Fine‐scale analysis of a severe hailstorm using crowd‐sourced and conventional observations

ABSTRACT On 1 July 2015, severe hailstorms developed over northern England. One storm tracked across an area with a dense network of privately owned (i.e. ‘home’) automatic weather stations (AWSs), permitting analysis of surface wind, pressure and temperature fields on the storm scale. The home AWS data were filtered and corrected by comparison with data from the nearest United Kingdom Met Office AWS, where measurements are made with calibrated sensors having known error characteristics. A time‐compositing technique was applied to the corrected home AWS data, before interpolation onto a 1 km grid using Delaunay triangulation. The resulting analyses were compared with radar data to assess their quality and provide insights into storm evolution and structure. Surface analyses resolved a pressure anomaly couplet on the right, rear flank of the storm, gust fronts, and regions of inflow and outflow. The pressure couplet was closely collocated with the radar‐observed mid‐level updraught position, with the mesolow (mesohigh) situated underneath the downshear (upshear) flank.
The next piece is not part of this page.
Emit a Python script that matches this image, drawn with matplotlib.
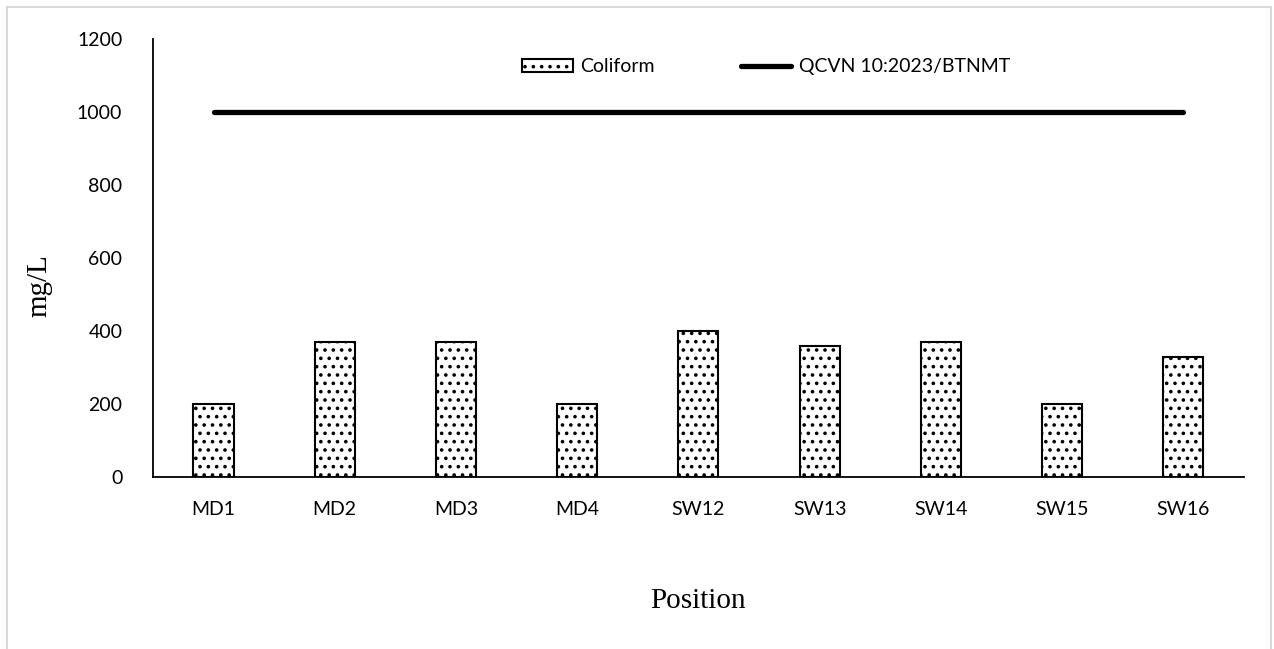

The mesolow was also collocated with the strongest inflow winds. Structural features in the surface analyses (e.g. forward‐ and rear‐flank gust fronts and a prominent inflow notch) compared well with radar‐observed structures, and conformed closely to established conceptual models of supercell storm morphology. Further insight into storm structure was gained by synthesis of the surface analyses, Doppler radar data, crowd‐sourced hail reports and eyewitness photographs. Collectively, the results demonstrate that the gridded home AWS data may be of sufficient quality for use in post‐event studies of severe thunderstorms and, potentially, in the operational forecasting environment. Data from privately owned automatic weather stations (AWSs) are used to construct high‐resolution, gridded‐surface analyses near a severe hailstorm. Data were filtered and corrected by comparison with nearby Met Office AWS data. Following the application of a time‐compositing technique, corrected data were interpolated onto a regular grid. The gridded analyses resolved surface wind and pressure features on the storm scale. The realism of features was assessed by comparison with radar data and with reference to conceptual models of severe thunderstorms.